:: Written problem ::
Quote the whole listing word for word. Do not include the pictures.

:: Recorded data ::
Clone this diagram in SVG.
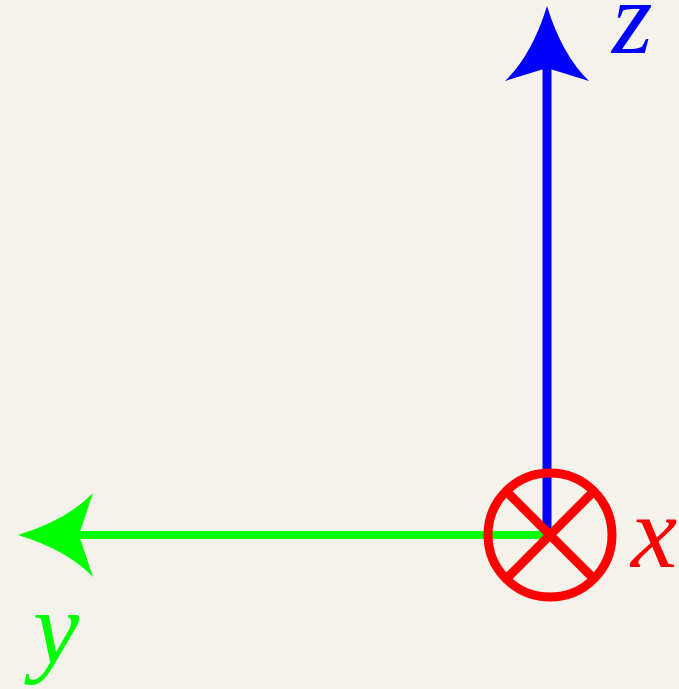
<svg xmlns="http://www.w3.org/2000/svg" width="679" height="689" viewBox="0 0 679 689">
<style>
.lbl{font-family:"Liberation Serif","Times New Roman",serif;font-style:italic;font-size:104px}
</style>
<rect width="679" height="689" fill="#f5f2eb"/>
<g id="connectors">
<line x1="547" y1="66" x2="547" y2="536" stroke="#0000ff" stroke-width="9"/>
<path d="M547,6 Q532,55 505,81 L547,68 L589,81 Q562,55 547,6 Z" fill="#0000ff"/>
<line x1="77" y1="535" x2="549" y2="535" stroke="#00ff00" stroke-width="8"/>
<path d="M18,535 Q67,520 93,493 L79,535 L93,577 Q67,550 18,535 Z" fill="#00ff00"/>
</g>
<g id="x-axis">
<circle cx="550" cy="535" r="62" fill="none" stroke="#ff0000" stroke-width="9"/>
<line x1="506" y1="491" x2="594" y2="579" stroke="#ff0000" stroke-width="9"/>
<line x1="594" y1="491" x2="506" y2="579" stroke="#ff0000" stroke-width="9"/>
</g>
<g id="labels">
<text class="lbl" x="612" y="53" fill="#0000ff">z</text>
<text class="lbl" x="631" y="567" fill="#ff0000">x</text>
<text class="lbl" x="33" y="663" fill="#00ff00">y</text>
</g>
</svg>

:: Response to the exercise ::
Clone this diagram in SVG.
<svg xmlns="http://www.w3.org/2000/svg" width="679" height="689" viewBox="0 0 679 689">
<style>
.lbl{font-family:"Liberation Serif","Times New Roman",serif;font-style:italic;font-size:104px}
</style>
<rect width="679" height="689" fill="#f5f2eb"/>
<g id="connectors">
<line x1="547" y1="66" x2="547" y2="536" stroke="#0000ff" stroke-width="9"/>
<path d="M547,6 Q532,55 505,81 L547,68 L589,81 Q562,55 547,6 Z" fill="#0000ff"/>
<line x1="77" y1="535" x2="549" y2="535" stroke="#00ff00" stroke-width="8"/>
<path d="M18,535 Q67,520 93,493 L79,535 L93,577 Q67,550 18,535 Z" fill="#00ff00"/>
</g>
<g id="x-axis">
<circle cx="550" cy="535" r="62" fill="none" stroke="#ff0000" stroke-width="9"/>
<line x1="506" y1="491" x2="594" y2="579" stroke="#ff0000" stroke-width="9"/>
<line x1="594" y1="491" x2="506" y2="579" stroke="#ff0000" stroke-width="9"/>
</g>
<g id="labels">
<text class="lbl" x="612" y="53" fill="#0000ff">z</text>
<text class="lbl" x="631" y="567" fill="#ff0000">x</text>
<text class="lbl" x="33" y="663" fill="#00ff00">y</text>
</g>
</svg>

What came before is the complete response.